*WORK TO COMPLETE*: Repeat the data that follows, word for word, without the images.

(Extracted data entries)
──────

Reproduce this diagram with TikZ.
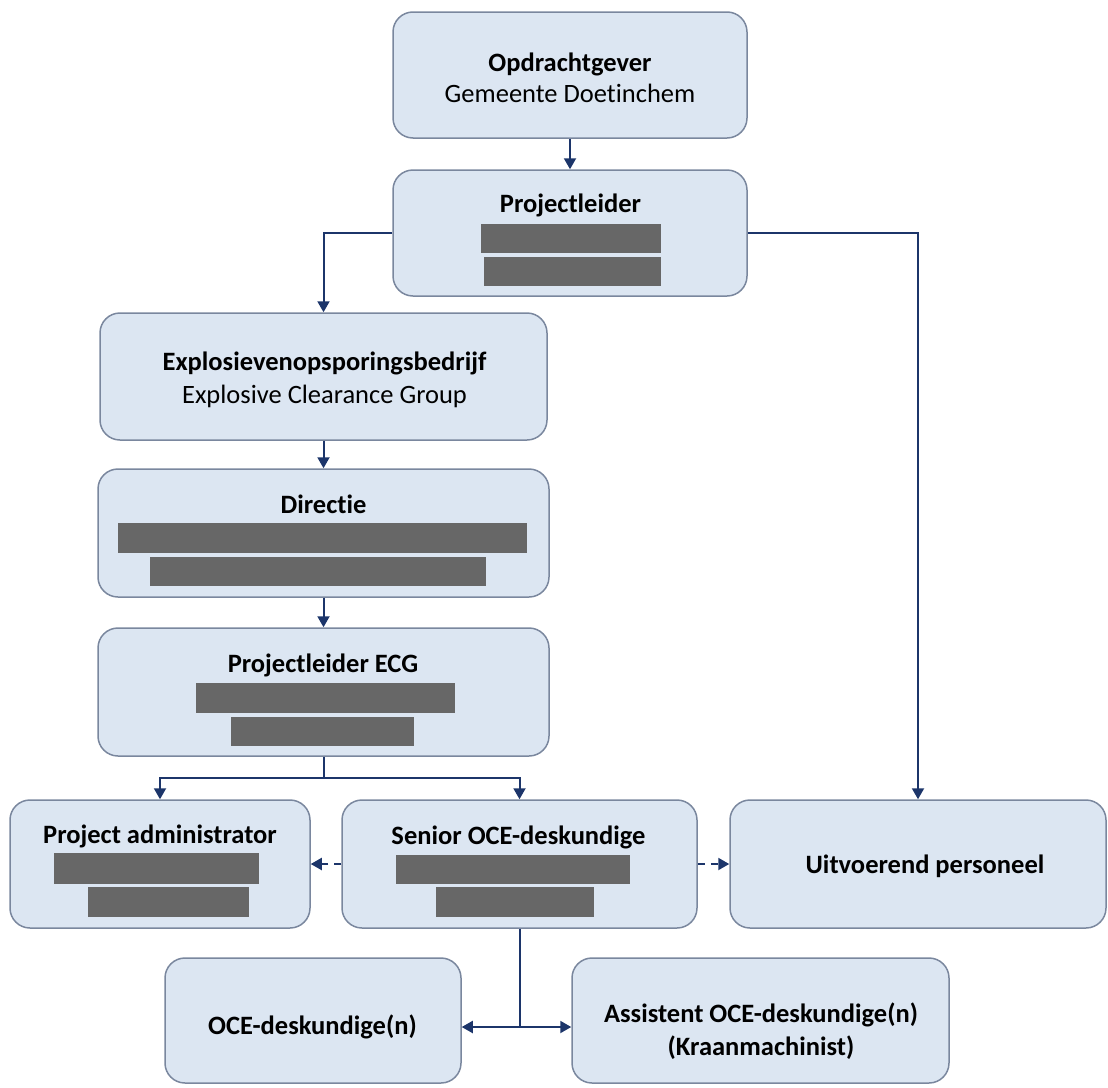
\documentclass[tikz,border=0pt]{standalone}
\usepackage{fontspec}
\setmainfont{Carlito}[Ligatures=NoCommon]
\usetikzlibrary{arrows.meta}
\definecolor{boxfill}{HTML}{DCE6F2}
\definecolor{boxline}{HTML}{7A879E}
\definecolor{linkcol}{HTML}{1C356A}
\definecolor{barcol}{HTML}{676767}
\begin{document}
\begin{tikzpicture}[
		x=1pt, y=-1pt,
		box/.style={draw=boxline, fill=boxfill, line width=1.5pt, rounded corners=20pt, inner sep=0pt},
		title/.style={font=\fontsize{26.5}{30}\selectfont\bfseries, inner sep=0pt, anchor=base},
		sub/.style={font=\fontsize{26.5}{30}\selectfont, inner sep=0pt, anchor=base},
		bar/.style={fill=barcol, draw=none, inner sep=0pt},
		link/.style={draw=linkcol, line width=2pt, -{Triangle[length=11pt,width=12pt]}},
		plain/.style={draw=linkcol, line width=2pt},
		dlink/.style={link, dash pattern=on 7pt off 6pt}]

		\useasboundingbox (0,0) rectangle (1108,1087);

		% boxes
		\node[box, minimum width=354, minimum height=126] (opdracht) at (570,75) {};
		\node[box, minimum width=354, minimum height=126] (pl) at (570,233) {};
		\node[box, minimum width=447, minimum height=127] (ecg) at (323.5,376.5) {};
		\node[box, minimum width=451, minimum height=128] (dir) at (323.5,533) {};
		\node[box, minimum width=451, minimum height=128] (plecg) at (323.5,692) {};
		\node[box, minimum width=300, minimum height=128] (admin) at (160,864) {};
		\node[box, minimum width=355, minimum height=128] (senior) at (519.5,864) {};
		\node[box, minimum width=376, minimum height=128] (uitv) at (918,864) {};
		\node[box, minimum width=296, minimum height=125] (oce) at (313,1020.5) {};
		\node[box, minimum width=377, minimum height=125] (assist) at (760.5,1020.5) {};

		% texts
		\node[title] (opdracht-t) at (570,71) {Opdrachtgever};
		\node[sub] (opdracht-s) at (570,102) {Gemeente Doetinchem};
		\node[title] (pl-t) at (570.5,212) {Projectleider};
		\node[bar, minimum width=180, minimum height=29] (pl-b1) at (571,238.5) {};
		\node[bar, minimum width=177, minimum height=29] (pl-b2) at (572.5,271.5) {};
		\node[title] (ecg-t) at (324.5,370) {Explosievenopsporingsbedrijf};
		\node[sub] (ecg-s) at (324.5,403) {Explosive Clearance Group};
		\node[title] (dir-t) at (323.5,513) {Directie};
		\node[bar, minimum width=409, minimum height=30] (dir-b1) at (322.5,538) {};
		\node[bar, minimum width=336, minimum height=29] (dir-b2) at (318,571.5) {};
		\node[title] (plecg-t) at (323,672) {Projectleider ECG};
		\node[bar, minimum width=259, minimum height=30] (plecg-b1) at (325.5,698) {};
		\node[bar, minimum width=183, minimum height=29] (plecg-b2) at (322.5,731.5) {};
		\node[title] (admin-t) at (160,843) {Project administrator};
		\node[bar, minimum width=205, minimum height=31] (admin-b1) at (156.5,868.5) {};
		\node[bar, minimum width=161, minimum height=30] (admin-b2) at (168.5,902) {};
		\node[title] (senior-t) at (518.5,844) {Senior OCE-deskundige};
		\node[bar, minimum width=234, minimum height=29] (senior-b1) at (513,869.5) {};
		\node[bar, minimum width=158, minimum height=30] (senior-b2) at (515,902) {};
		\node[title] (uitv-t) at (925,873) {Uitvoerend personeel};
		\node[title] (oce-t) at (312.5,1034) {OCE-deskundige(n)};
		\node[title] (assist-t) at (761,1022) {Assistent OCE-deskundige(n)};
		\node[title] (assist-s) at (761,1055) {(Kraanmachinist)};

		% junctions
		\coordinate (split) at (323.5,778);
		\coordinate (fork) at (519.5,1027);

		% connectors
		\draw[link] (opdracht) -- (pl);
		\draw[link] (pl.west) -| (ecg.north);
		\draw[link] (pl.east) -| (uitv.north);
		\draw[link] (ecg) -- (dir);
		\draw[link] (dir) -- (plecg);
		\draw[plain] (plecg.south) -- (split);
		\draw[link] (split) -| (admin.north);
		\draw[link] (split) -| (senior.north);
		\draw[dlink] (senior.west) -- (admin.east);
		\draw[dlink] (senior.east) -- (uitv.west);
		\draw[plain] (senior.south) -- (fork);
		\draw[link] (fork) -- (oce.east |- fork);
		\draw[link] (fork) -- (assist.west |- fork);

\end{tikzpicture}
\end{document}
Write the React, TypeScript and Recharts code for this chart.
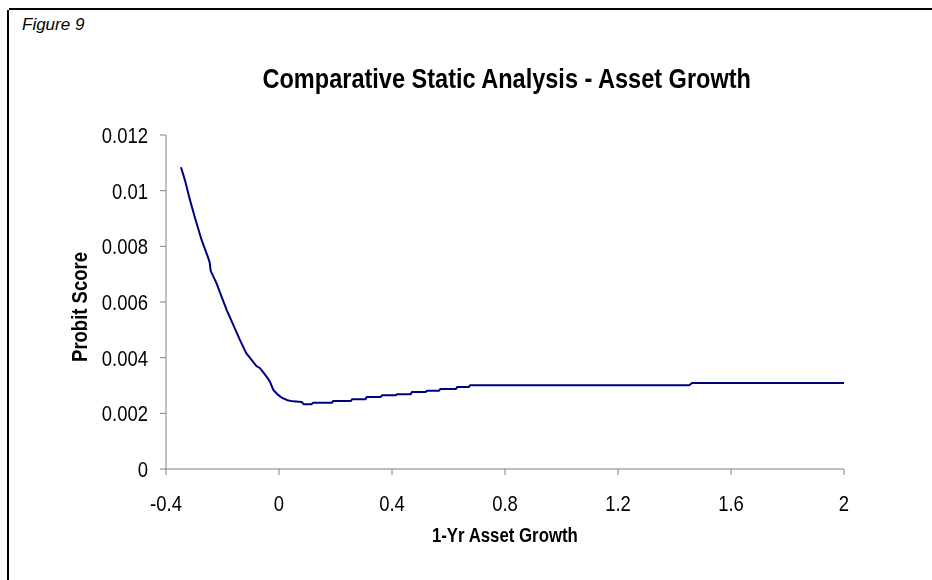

──────

*OUTPUT*:
Reproduce this diagram with TikZ.
\documentclass[tikz,border=0pt]{standalone}
\usepackage{fontspec}
\setmainfont{Carlito}[Ligatures=NoCommon]
\usetikzlibrary{arrows.meta}
\definecolor{boxfill}{HTML}{DCE6F2}
\definecolor{boxline}{HTML}{7A879E}
\definecolor{linkcol}{HTML}{1C356A}
\definecolor{barcol}{HTML}{676767}
\begin{document}
\begin{tikzpicture}[
		x=1pt, y=-1pt,
		box/.style={draw=boxline, fill=boxfill, line width=1.5pt, rounded corners=20pt, inner sep=0pt},
		title/.style={font=\fontsize{26.5}{30}\selectfont\bfseries, inner sep=0pt, anchor=base},
		sub/.style={font=\fontsize{26.5}{30}\selectfont, inner sep=0pt, anchor=base},
		bar/.style={fill=barcol, draw=none, inner sep=0pt},
		link/.style={draw=linkcol, line width=2pt, -{Triangle[length=11pt,width=12pt]}},
		plain/.style={draw=linkcol, line width=2pt},
		dlink/.style={link, dash pattern=on 7pt off 6pt}]

		\useasboundingbox (0,0) rectangle (1108,1087);

		% boxes
		\node[box, minimum width=354, minimum height=126] (opdracht) at (570,75) {};
		\node[box, minimum width=354, minimum height=126] (pl) at (570,233) {};
		\node[box, minimum width=447, minimum height=127] (ecg) at (323.5,376.5) {};
		\node[box, minimum width=451, minimum height=128] (dir) at (323.5,533) {};
		\node[box, minimum width=451, minimum height=128] (plecg) at (323.5,692) {};
		\node[box, minimum width=300, minimum height=128] (admin) at (160,864) {};
		\node[box, minimum width=355, minimum height=128] (senior) at (519.5,864) {};
		\node[box, minimum width=376, minimum height=128] (uitv) at (918,864) {};
		\node[box, minimum width=296, minimum height=125] (oce) at (313,1020.5) {};
		\node[box, minimum width=377, minimum height=125] (assist) at (760.5,1020.5) {};

		% texts
		\node[title] (opdracht-t) at (570,71) {Opdrachtgever};
		\node[sub] (opdracht-s) at (570,102) {Gemeente Doetinchem};
		\node[title] (pl-t) at (570.5,212) {Projectleider};
		\node[bar, minimum width=180, minimum height=29] (pl-b1) at (571,238.5) {};
		\node[bar, minimum width=177, minimum height=29] (pl-b2) at (572.5,271.5) {};
		\node[title] (ecg-t) at (324.5,370) {Explosievenopsporingsbedrijf};
		\node[sub] (ecg-s) at (324.5,403) {Explosive Clearance Group};
		\node[title] (dir-t) at (323.5,513) {Directie};
		\node[bar, minimum width=409, minimum height=30] (dir-b1) at (322.5,538) {};
		\node[bar, minimum width=336, minimum height=29] (dir-b2) at (318,571.5) {};
		\node[title] (plecg-t) at (323,672) {Projectleider ECG};
		\node[bar, minimum width=259, minimum height=30] (plecg-b1) at (325.5,698) {};
		\node[bar, minimum width=183, minimum height=29] (plecg-b2) at (322.5,731.5) {};
		\node[title] (admin-t) at (160,843) {Project administrator};
		\node[bar, minimum width=205, minimum height=31] (admin-b1) at (156.5,868.5) {};
		\node[bar, minimum width=161, minimum height=30] (admin-b2) at (168.5,902) {};
		\node[title] (senior-t) at (518.5,844) {Senior OCE-deskundige};
		\node[bar, minimum width=234, minimum height=29] (senior-b1) at (513,869.5) {};
		\node[bar, minimum width=158, minimum height=30] (senior-b2) at (515,902) {};
		\node[title] (uitv-t) at (925,873) {Uitvoerend personeel};
		\node[title] (oce-t) at (312.5,1034) {OCE-deskundige(n)};
		\node[title] (assist-t) at (761,1022) {Assistent OCE-deskundige(n)};
		\node[title] (assist-s) at (761,1055) {(Kraanmachinist)};

		% junctions
		\coordinate (split) at (323.5,778);
		\coordinate (fork) at (519.5,1027);

		% connectors
		\draw[link] (opdracht) -- (pl);
		\draw[link] (pl.west) -| (ecg.north);
		\draw[link] (pl.east) -| (uitv.north);
		\draw[link] (ecg) -- (dir);
		\draw[link] (dir) -- (plecg);
		\draw[plain] (plecg.south) -- (split);
		\draw[link] (split) -| (admin.north);
		\draw[link] (split) -| (senior.north);
		\draw[dlink] (senior.west) -- (admin.east);
		\draw[dlink] (senior.east) -- (uitv.west);
		\draw[plain] (senior.south) -- (fork);
		\draw[link] (fork) -- (oce.east |- fork);
		\draw[link] (fork) -- (assist.west |- fork);

\end{tikzpicture}
\end{document}
Write the React, TypeScript and Recharts code for this chart.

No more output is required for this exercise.